Comey seeks $85M boost for FBI cyber
Most of that additional money will go toward buying better IT and providing cybersecurity training, Comey told the House Appropriations Subcommittee on Commerce, Justice, Science, and Related Agencies.
FBI Director James Comey told a Capitol Hill panel that the Bureau needs more funds to combat cybercrime.
FBI Director James Comey told House appropriators Feb. 25 that the additional $85 million the FBI wants for cybersecurity in fiscal 2017 would yield demonstrable payoffs in better hardware and software.
Most of that additional money will go toward buying better IT and providing cybersecurity training, Comey told the House Appropriations Subcommittee on Commerce, Justice, Science, and Related Agencies.
"We have to have equipment that is at least as good as the bad guys, so that we can move information, analyze information, and respond to the threat as fast as it comes at us, which is at the speed of light," he said.
The Bureau's budget request says the FBI will use the additional funding to "obtain updated and sophisticated IT hardware, IT software, and contractors to expand the foundation of its offensive and defensive operations."
In Feb. 24 testimony before the same subcommittee, Attorney General Loretta Lynch spoke directly to the need to upgrade the Justice Department's aging IT systems.
Many federal agencies, including Justice, are "at a point where we're dealing with the greatest of last century's technology, in many ways" Lynch said. "Systems are approaching end of life, systems are changing [and] the cost of maintaining the systems are growing."
Lawmakers on the subcommittee were generally supportive of the idea of increasing the FBI's cybersecurity funding and, in at least one case, giving the bureau an enhanced role in federal cyber policy.
Rep. John Culberson (R-Texas), the subcommittee's chairman, said the fiscal 2016 appropriations bill had rightly given the FBI a greater role in reviewing the IT supply chain of federal agencies.
Following the heed of that legislation, the FBI sent a primer on supply chain security to federal agencies, Comey said.
"You can spend all the time in the world making sure that foreign states aren't penetrating the top corporation in the chain, but if they get in down below, they're going to wreak just as much havoc," Comey added. "So we have tried to train the rest of the federal procurement world on how to think about that."
The FBI's fiscal 2017 budget request includes $69.3 million to address the challenges that end-to-end encryption and online anonymity pose to law enforcement -- more than double the $31 million spent on those issues in fiscal 2016. It comes at the height of a public feud between Apple Inc. and the FBI over a court order to compel Apple to help unlock the iPhone of one of the San Bernardino, Calif., shooters.
"I don't fully, honestly, understand all of the argument about privacy" that Apple and others are making, Comey told lawmakers. "My view of this matter is this is a single phone in a very important investigation, where the ask is to write a piece of software that will work only in that phone."
In an interview with ABC News that aired Feb. 24, Apple CEO Tim Cook said the opposite – that the case is not about just one phone but rather the civil liberties of millions of people.

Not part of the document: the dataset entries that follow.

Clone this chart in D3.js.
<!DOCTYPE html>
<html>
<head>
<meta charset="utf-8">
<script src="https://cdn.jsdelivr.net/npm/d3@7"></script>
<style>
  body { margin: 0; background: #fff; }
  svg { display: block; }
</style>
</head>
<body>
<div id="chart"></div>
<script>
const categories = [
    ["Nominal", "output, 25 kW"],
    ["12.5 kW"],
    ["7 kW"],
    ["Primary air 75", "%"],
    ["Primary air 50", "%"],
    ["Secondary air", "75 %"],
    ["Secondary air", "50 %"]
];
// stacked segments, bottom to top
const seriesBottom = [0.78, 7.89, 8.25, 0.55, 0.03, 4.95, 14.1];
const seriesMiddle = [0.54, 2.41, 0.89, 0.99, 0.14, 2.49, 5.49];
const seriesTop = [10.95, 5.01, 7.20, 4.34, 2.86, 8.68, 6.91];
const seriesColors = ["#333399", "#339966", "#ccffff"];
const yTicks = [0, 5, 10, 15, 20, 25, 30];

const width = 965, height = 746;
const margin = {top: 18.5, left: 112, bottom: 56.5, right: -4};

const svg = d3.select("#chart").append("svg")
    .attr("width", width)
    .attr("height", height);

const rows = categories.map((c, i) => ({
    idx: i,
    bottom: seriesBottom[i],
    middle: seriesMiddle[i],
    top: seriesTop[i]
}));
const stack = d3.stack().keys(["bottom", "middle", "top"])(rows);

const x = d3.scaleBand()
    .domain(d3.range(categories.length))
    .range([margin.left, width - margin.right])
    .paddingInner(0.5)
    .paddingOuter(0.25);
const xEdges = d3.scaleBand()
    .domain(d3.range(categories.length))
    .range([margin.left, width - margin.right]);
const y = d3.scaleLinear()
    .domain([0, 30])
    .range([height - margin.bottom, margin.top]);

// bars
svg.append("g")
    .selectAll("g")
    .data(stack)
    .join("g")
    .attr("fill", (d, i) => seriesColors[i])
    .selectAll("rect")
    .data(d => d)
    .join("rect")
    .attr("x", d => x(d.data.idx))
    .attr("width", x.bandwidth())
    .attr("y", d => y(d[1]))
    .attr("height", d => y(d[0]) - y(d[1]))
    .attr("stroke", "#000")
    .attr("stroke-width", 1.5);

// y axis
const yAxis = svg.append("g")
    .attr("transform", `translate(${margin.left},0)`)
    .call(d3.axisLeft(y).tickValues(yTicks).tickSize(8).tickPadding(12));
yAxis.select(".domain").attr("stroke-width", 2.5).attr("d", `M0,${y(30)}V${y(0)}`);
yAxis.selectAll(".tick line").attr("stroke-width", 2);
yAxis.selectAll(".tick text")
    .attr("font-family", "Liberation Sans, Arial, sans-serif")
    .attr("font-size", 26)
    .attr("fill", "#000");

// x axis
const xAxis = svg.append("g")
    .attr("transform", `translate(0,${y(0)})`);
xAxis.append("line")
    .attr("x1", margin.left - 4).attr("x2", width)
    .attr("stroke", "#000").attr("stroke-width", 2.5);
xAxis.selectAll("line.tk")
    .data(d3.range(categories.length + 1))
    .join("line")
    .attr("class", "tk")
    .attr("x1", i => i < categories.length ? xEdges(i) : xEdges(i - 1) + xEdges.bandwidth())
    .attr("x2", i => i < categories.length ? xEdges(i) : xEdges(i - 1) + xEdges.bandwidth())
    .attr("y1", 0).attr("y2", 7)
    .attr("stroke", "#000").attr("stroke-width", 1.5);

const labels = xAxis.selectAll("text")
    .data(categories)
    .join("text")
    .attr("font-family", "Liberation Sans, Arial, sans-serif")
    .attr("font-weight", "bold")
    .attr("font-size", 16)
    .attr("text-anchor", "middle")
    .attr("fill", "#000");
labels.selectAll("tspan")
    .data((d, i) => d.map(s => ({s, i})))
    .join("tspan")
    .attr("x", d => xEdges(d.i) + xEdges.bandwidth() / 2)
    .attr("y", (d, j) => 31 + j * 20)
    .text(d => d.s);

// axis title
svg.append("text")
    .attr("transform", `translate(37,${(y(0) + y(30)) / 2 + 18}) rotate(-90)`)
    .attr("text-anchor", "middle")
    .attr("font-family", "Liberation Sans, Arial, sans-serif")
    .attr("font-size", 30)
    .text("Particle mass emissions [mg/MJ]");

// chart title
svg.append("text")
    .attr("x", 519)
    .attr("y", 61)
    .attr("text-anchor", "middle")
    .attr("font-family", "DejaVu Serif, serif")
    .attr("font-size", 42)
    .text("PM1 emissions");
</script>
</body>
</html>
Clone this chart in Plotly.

The court order is asking Apple to write the "software equivalent of cancer," Cook said.
Apple on Feb. 25 filed a motion opposing the federal court order, arguing that Apple's compliance would create a backdoor for hackers, identify thieves and "unwarranted government surveillance."
The surge in "going dark" funding the FBI is seeking will go toward things like "electronic device analysis, cryptanalytic capability and forensic tools," the budget request states. Comey would not comment when asked by FCW after the hearing to articulate what tools might be on his radar.